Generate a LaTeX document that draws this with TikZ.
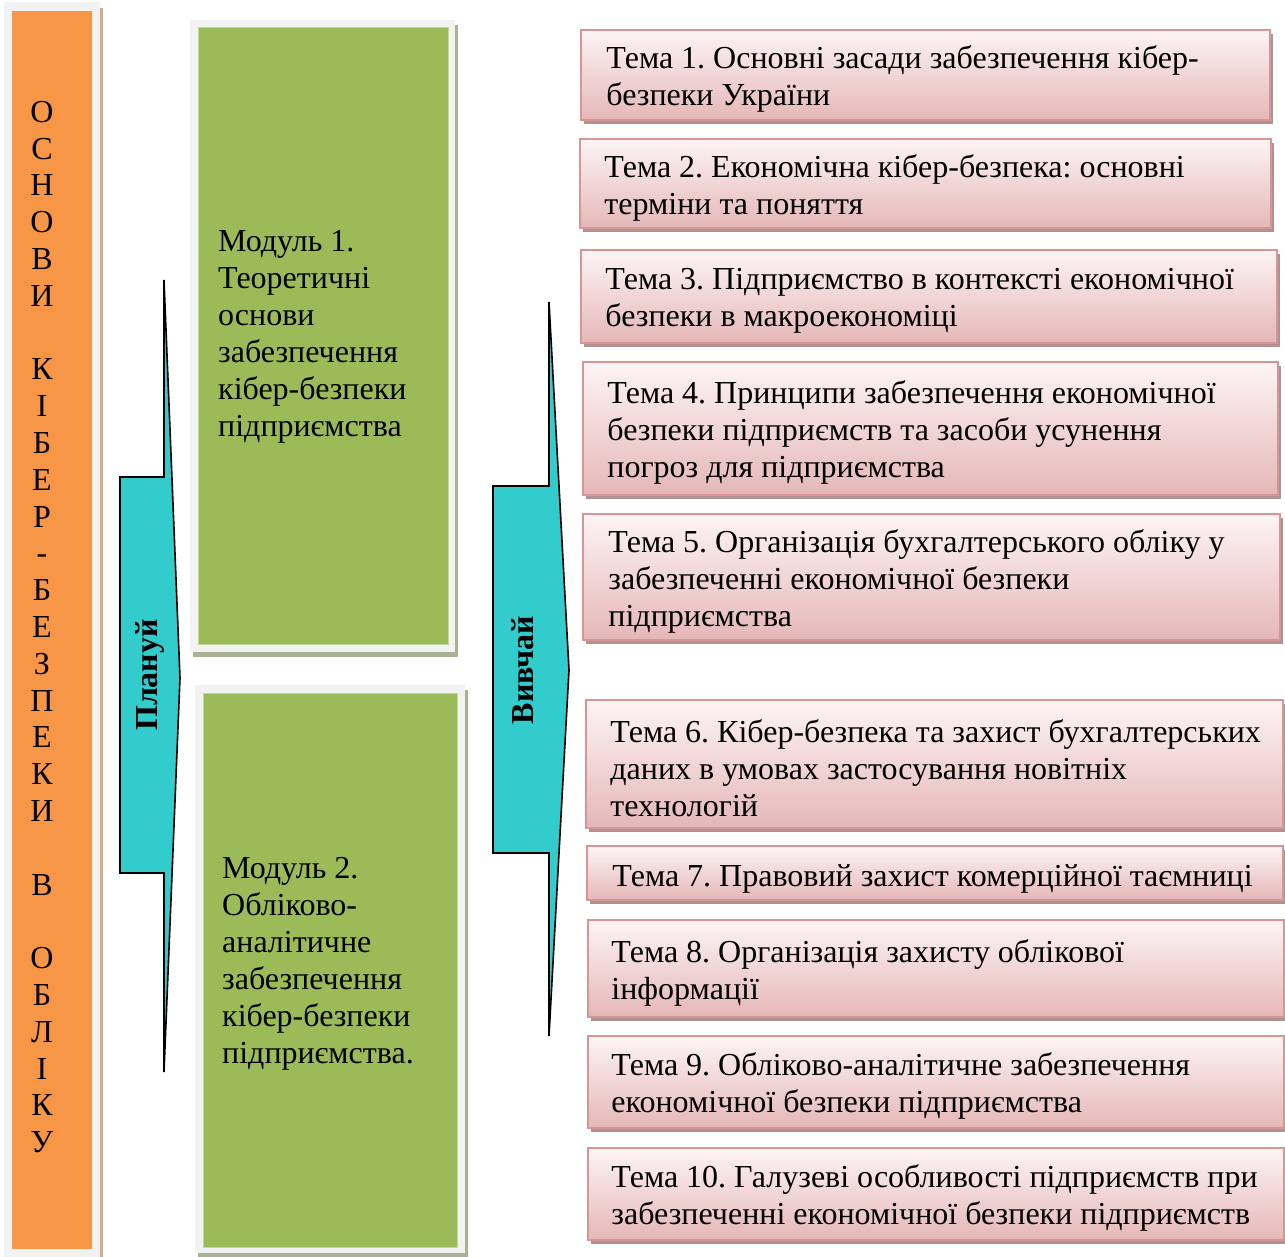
\documentclass[tikz,border=0pt]{standalone}
\usepackage{fontspec}
\setmainfont{Liberation Serif}
\usetikzlibrary{shadows}
\frenchspacing
\definecolor{orangebar}{RGB}{247,150,70}
\definecolor{orangeshadow}{RGB}{212,170,136}
\definecolor{framegray}{RGB}{242,242,242}
\definecolor{greenbox}{RGB}{155,187,89}
\definecolor{greenedge}{RGB}{196,215,155}
\definecolor{greenshadow}{RGB}{170,178,150}
\definecolor{arrowcyan}{RGB}{51,204,204}
\definecolor{temtop}{RGB}{253,244,244}
\definecolor{tembot}{RGB}{229,183,183}
\definecolor{temborder}{RGB}{217,149,148}
\definecolor{temshadow}{RGB}{172,146,146}
\newcommand{\tembox}[5]{\node[tema, minimum width={#4-#2}, minimum height={#5-#3}] (#1) at ({(#2+#4)/2},{(#3+#5)/2}) {};}
\begin{document}
\begin{tikzpicture}[x=1pt,y=-1pt,
  tema/.style={draw=temborder, line width=1.5pt, top color=temtop, bottom color=tembot, inner sep=0pt,
    drop shadow={shadow xshift=3pt, shadow yshift=-4pt, fill=temshadow, opacity=1}},
  ttext/.style={font=\fontsize{32}{37}\selectfont, align=left, inner sep=0pt, anchor=west},
  frame/.style={fill=framegray, draw=none, inner sep=0pt},
  greenfill/.style={fill=greenbox, draw=greenedge, line width=1pt, inner sep=0pt},
  arrowshape/.style={fill=arrowcyan, draw=black, line width=1.6pt, line join=miter},
  arrowlabel/.style={font=\fontsize{32}{37}\selectfont\bfseries, rotate=90, inner sep=0pt}
]
\useasboundingbox (0,0) rectangle (1285,1256);
\fill[white] (0,0) rectangle (1285,1256);

% orange bar
\fill[orangeshadow] (97,8) rectangle (103,1260);
\node[frame, minimum width=96, minimum height=1257] (of) at (52,1.5+629) {};
\node[fill=orangebar, draw=none, inner sep=0pt, minimum width=80, minimum height=1238] (ob) at (52,630) {};
\node[font=\fontsize{32}{36.8}\selectfont, align=center, inner sep=0pt] (otext) at (42,627)
  {О\\С\\Н\\О\\В\\И\\{}\\К\\І\\Б\\Е\\Р\\-\\Б\\Е\\З\\П\\Е\\К\\И\\{}\\В\\{}\\О\\Б\\Л\\І\\К\\У};

% green module boxes
\node[frame, minimum width=265, minimum height=632,
  drop shadow={shadow xshift=3pt, shadow yshift=-5pt, fill=greenshadow, opacity=1}] (g1f) at (322.5,336) {};
\node[greenfill, minimum width=250, minimum height=617] (g1) at (323,335.5) {};
\node[frame, minimum width=270, minimum height=568,
  drop shadow={shadow xshift=3pt, shadow yshift=-5pt, fill=greenshadow, opacity=1}] (g2f) at (330,969) {};
\node[greenfill, minimum width=254, minimum height=554] (g2) at (330,970) {};
\node[ttext] (m1) at (218,337) {Модуль 1.\\Теоретичні\\основи\\забезпечення\\кібер-безпеки\\підприємства};
\node[ttext] (m2) at (222,964) {Модуль 2.\\Обліково-\\аналітичне\\забезпечення\\кібер-безпеки\\підприємства.};

% arrows
\draw[arrowshape] (164,280) -- (180,678) -- (164,1072) -- (164,873) -- (120,873) -- (120,477) -- (164,477) -- cycle;
\node[arrowlabel] (plan) at (150,675) {Плануй};
\draw[arrowshape] (549,302) -- (569,670) -- (549,1036) -- (549,853) -- (493,853) -- (493,486) -- (549,486) -- cycle;
\node[arrowlabel] (learn) at (523,670) {Вивчай};

% theme boxes
\tembox{t1}{581}{30}{1270}{120}
\tembox{t2}{580}{139}{1271}{228}
\tembox{t3}{581}{250}{1277}{343}
\tembox{t4}{583}{362}{1278}{495}
\tembox{t5}{583}{514}{1280}{640}
\tembox{t6}{586}{700}{1283}{828}
\tembox{t7}{587}{846}{1283}{900}
\tembox{t8}{588}{920}{1284}{1017}
\tembox{t9}{588}{1036}{1284}{1128}
\tembox{t10}{588}{1148}{1284}{1240}

\node[ttext] (x1) at ([xshift=26pt,yshift=-4pt]t1.west) {Тема 1. Основні засади забезпечення кібер-\\безпеки України};
\node[ttext] (x2) at ([xshift=25pt,yshift=-4pt]t2.west) {Тема 2. Економічна кібер-безпека: основні\\терміни та поняття};
\node[ttext] (x3) at ([xshift=25pt,yshift=-4pt]t3.west) {Тема 3. Підприємство в контексті економічної\\безпеки в макроекономіці};
\node[ttext] (x4) at ([xshift=25pt,yshift=-4pt]t4.west) {Тема 4. Принципи забезпечення економічної\\безпеки підприємств та засоби усунення\\погроз для підприємства};
\node[ttext] (x5) at ([xshift=26pt,yshift=-4pt]t5.west) {Тема 5. Організація бухгалтерського обліку у\\забезпеченні економічної безпеки\\підприємства};
\node[ttext] (x6) at ([xshift=25pt,yshift=-4pt]t6.west) {Тема 6. Кібер-безпека та захист бухгалтерських\\даних в умовах застосування новітніх\\технологій};
\node[ttext] (x7) at ([xshift=26pt,yshift=-6pt]t7.west) {Тема 7. Правовий захист комерційної таємниці};
\node[ttext] (x8) at ([xshift=24pt,yshift=-4pt]t8.west) {Тема 8. Організація захисту облікової\\інформації};
\node[ttext] (x9) at ([xshift=24pt,yshift=-4pt]t9.west) {Тема 9. Обліково-аналітичне забезпечення\\економічної безпеки підприємства};
\node[ttext] (x10) at ([xshift=24pt,yshift=-4pt]t10.west) {Тема 10. Галузеві особливості підприємств при\\забезпеченні економічної безпеки підприємств};
\end{tikzpicture}
\end{document}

- [OBJECTIVE]: Leave the images out and output the remaining material exactly as it stands.

- [RESPONSE TO THE EXERCISE]:
Generate a LaTeX document that draws this with TikZ.
\documentclass[tikz,border=0pt]{standalone}
\usepackage{fontspec}
\setmainfont{Liberation Serif}
\usetikzlibrary{shadows}
\frenchspacing
\definecolor{orangebar}{RGB}{247,150,70}
\definecolor{orangeshadow}{RGB}{212,170,136}
\definecolor{framegray}{RGB}{242,242,242}
\definecolor{greenbox}{RGB}{155,187,89}
\definecolor{greenedge}{RGB}{196,215,155}
\definecolor{greenshadow}{RGB}{170,178,150}
\definecolor{arrowcyan}{RGB}{51,204,204}
\definecolor{temtop}{RGB}{253,244,244}
\definecolor{tembot}{RGB}{229,183,183}
\definecolor{temborder}{RGB}{217,149,148}
\definecolor{temshadow}{RGB}{172,146,146}
\newcommand{\tembox}[5]{\node[tema, minimum width={#4-#2}, minimum height={#5-#3}] (#1) at ({(#2+#4)/2},{(#3+#5)/2}) {};}
\begin{document}
\begin{tikzpicture}[x=1pt,y=-1pt,
  tema/.style={draw=temborder, line width=1.5pt, top color=temtop, bottom color=tembot, inner sep=0pt,
    drop shadow={shadow xshift=3pt, shadow yshift=-4pt, fill=temshadow, opacity=1}},
  ttext/.style={font=\fontsize{32}{37}\selectfont, align=left, inner sep=0pt, anchor=west},
  frame/.style={fill=framegray, draw=none, inner sep=0pt},
  greenfill/.style={fill=greenbox, draw=greenedge, line width=1pt, inner sep=0pt},
  arrowshape/.style={fill=arrowcyan, draw=black, line width=1.6pt, line join=miter},
  arrowlabel/.style={font=\fontsize{32}{37}\selectfont\bfseries, rotate=90, inner sep=0pt}
]
\useasboundingbox (0,0) rectangle (1285,1256);
\fill[white] (0,0) rectangle (1285,1256);

% orange bar
\fill[orangeshadow] (97,8) rectangle (103,1260);
\node[frame, minimum width=96, minimum height=1257] (of) at (52,1.5+629) {};
\node[fill=orangebar, draw=none, inner sep=0pt, minimum width=80, minimum height=1238] (ob) at (52,630) {};
\node[font=\fontsize{32}{36.8}\selectfont, align=center, inner sep=0pt] (otext) at (42,627)
  {О\\С\\Н\\О\\В\\И\\{}\\К\\І\\Б\\Е\\Р\\-\\Б\\Е\\З\\П\\Е\\К\\И\\{}\\В\\{}\\О\\Б\\Л\\І\\К\\У};

% green module boxes
\node[frame, minimum width=265, minimum height=632,
  drop shadow={shadow xshift=3pt, shadow yshift=-5pt, fill=greenshadow, opacity=1}] (g1f) at (322.5,336) {};
\node[greenfill, minimum width=250, minimum height=617] (g1) at (323,335.5) {};
\node[frame, minimum width=270, minimum height=568,
  drop shadow={shadow xshift=3pt, shadow yshift=-5pt, fill=greenshadow, opacity=1}] (g2f) at (330,969) {};
\node[greenfill, minimum width=254, minimum height=554] (g2) at (330,970) {};
\node[ttext] (m1) at (218,337) {Модуль 1.\\Теоретичні\\основи\\забезпечення\\кібер-безпеки\\підприємства};
\node[ttext] (m2) at (222,964) {Модуль 2.\\Обліково-\\аналітичне\\забезпечення\\кібер-безпеки\\підприємства.};

% arrows
\draw[arrowshape] (164,280) -- (180,678) -- (164,1072) -- (164,873) -- (120,873) -- (120,477) -- (164,477) -- cycle;
\node[arrowlabel] (plan) at (150,675) {Плануй};
\draw[arrowshape] (549,302) -- (569,670) -- (549,1036) -- (549,853) -- (493,853) -- (493,486) -- (549,486) -- cycle;
\node[arrowlabel] (learn) at (523,670) {Вивчай};

% theme boxes
\tembox{t1}{581}{30}{1270}{120}
\tembox{t2}{580}{139}{1271}{228}
\tembox{t3}{581}{250}{1277}{343}
\tembox{t4}{583}{362}{1278}{495}
\tembox{t5}{583}{514}{1280}{640}
\tembox{t6}{586}{700}{1283}{828}
\tembox{t7}{587}{846}{1283}{900}
\tembox{t8}{588}{920}{1284}{1017}
\tembox{t9}{588}{1036}{1284}{1128}
\tembox{t10}{588}{1148}{1284}{1240}

\node[ttext] (x1) at ([xshift=26pt,yshift=-4pt]t1.west) {Тема 1. Основні засади забезпечення кібер-\\безпеки України};
\node[ttext] (x2) at ([xshift=25pt,yshift=-4pt]t2.west) {Тема 2. Економічна кібер-безпека: основні\\терміни та поняття};
\node[ttext] (x3) at ([xshift=25pt,yshift=-4pt]t3.west) {Тема 3. Підприємство в контексті економічної\\безпеки в макроекономіці};
\node[ttext] (x4) at ([xshift=25pt,yshift=-4pt]t4.west) {Тема 4. Принципи забезпечення економічної\\безпеки підприємств та засоби усунення\\погроз для підприємства};
\node[ttext] (x5) at ([xshift=26pt,yshift=-4pt]t5.west) {Тема 5. Організація бухгалтерського обліку у\\забезпеченні економічної безпеки\\підприємства};
\node[ttext] (x6) at ([xshift=25pt,yshift=-4pt]t6.west) {Тема 6. Кібер-безпека та захист бухгалтерських\\даних в умовах застосування новітніх\\технологій};
\node[ttext] (x7) at ([xshift=26pt,yshift=-6pt]t7.west) {Тема 7. Правовий захист комерційної таємниці};
\node[ttext] (x8) at ([xshift=24pt,yshift=-4pt]t8.west) {Тема 8. Організація захисту облікової\\інформації};
\node[ttext] (x9) at ([xshift=24pt,yshift=-4pt]t9.west) {Тема 9. Обліково-аналітичне забезпечення\\економічної безпеки підприємства};
\node[ttext] (x10) at ([xshift=24pt,yshift=-4pt]t10.west) {Тема 10. Галузеві особливості підприємств при\\забезпеченні економічної безпеки підприємств};
\end{tikzpicture}
\end{document}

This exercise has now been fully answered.